== Given request ==
Begin with the first line of the material and write out each line exactly, ending with the line that contains "import numpy as np". Pictures are not part of the copy.

┌────────

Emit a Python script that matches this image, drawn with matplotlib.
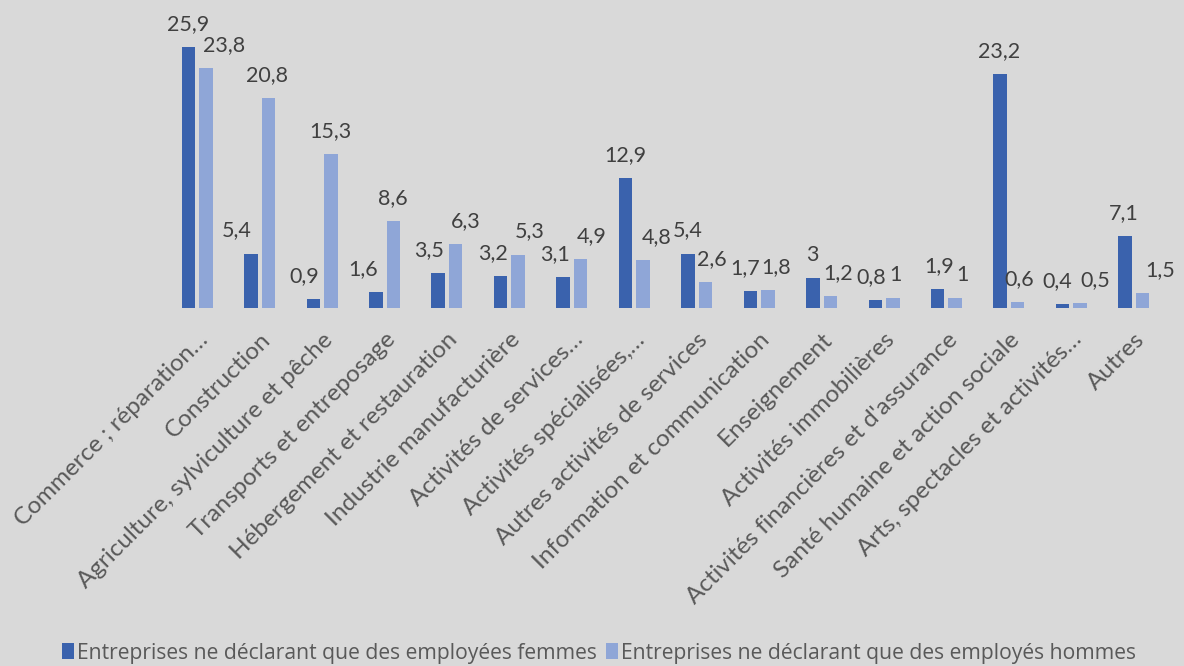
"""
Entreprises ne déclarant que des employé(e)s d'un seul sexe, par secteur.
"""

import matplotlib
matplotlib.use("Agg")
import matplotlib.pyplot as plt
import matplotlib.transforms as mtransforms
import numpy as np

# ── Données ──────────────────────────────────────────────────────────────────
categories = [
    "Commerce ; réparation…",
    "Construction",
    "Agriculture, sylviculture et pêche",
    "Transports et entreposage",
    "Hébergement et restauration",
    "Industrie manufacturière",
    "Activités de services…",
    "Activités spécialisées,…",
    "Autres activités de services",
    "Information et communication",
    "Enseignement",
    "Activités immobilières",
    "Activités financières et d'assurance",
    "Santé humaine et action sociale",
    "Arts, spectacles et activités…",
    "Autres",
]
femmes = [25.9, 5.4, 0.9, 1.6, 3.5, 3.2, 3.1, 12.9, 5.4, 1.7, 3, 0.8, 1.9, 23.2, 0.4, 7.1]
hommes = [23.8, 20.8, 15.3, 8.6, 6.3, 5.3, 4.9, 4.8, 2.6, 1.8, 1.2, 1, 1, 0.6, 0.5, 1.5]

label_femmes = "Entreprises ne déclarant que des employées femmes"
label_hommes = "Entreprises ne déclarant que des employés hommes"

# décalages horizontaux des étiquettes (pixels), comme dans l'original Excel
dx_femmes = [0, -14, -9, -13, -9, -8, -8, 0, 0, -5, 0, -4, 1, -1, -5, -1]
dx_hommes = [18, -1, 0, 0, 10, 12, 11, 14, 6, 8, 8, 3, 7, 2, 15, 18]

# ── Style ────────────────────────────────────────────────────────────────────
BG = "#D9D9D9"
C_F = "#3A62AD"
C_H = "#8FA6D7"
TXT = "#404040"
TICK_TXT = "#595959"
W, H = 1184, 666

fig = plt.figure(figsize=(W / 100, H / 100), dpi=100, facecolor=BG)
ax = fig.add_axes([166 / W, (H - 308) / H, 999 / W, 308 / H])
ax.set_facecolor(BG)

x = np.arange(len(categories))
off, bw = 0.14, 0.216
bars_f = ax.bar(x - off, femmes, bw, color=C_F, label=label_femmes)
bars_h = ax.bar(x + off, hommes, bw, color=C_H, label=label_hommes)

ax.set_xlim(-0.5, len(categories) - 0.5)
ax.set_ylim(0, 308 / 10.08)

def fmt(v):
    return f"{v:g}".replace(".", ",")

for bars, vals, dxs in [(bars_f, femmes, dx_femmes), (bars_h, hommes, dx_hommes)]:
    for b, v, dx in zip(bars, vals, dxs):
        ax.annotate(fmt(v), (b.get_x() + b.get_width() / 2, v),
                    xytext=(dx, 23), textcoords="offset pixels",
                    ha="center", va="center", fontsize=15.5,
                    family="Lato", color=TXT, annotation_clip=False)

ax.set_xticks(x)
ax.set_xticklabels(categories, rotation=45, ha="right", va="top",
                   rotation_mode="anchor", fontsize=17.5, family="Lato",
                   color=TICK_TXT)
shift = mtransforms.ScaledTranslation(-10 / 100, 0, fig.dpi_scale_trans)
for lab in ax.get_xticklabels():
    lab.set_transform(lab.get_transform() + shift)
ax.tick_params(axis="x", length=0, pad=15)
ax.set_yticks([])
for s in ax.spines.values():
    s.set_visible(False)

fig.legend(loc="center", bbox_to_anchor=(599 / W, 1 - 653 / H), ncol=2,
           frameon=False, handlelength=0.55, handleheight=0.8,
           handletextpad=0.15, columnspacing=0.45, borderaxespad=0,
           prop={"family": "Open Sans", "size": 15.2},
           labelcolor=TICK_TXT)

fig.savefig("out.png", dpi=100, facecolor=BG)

└────────

== Finished answer ==
Emit a Python script that matches this image, drawn with matplotlib.
"""
Entreprises ne déclarant que des employé(e)s d'un seul sexe, par secteur.
"""

import matplotlib
matplotlib.use("Agg")
import matplotlib.pyplot as plt
import matplotlib.transforms as mtransforms
import numpy as np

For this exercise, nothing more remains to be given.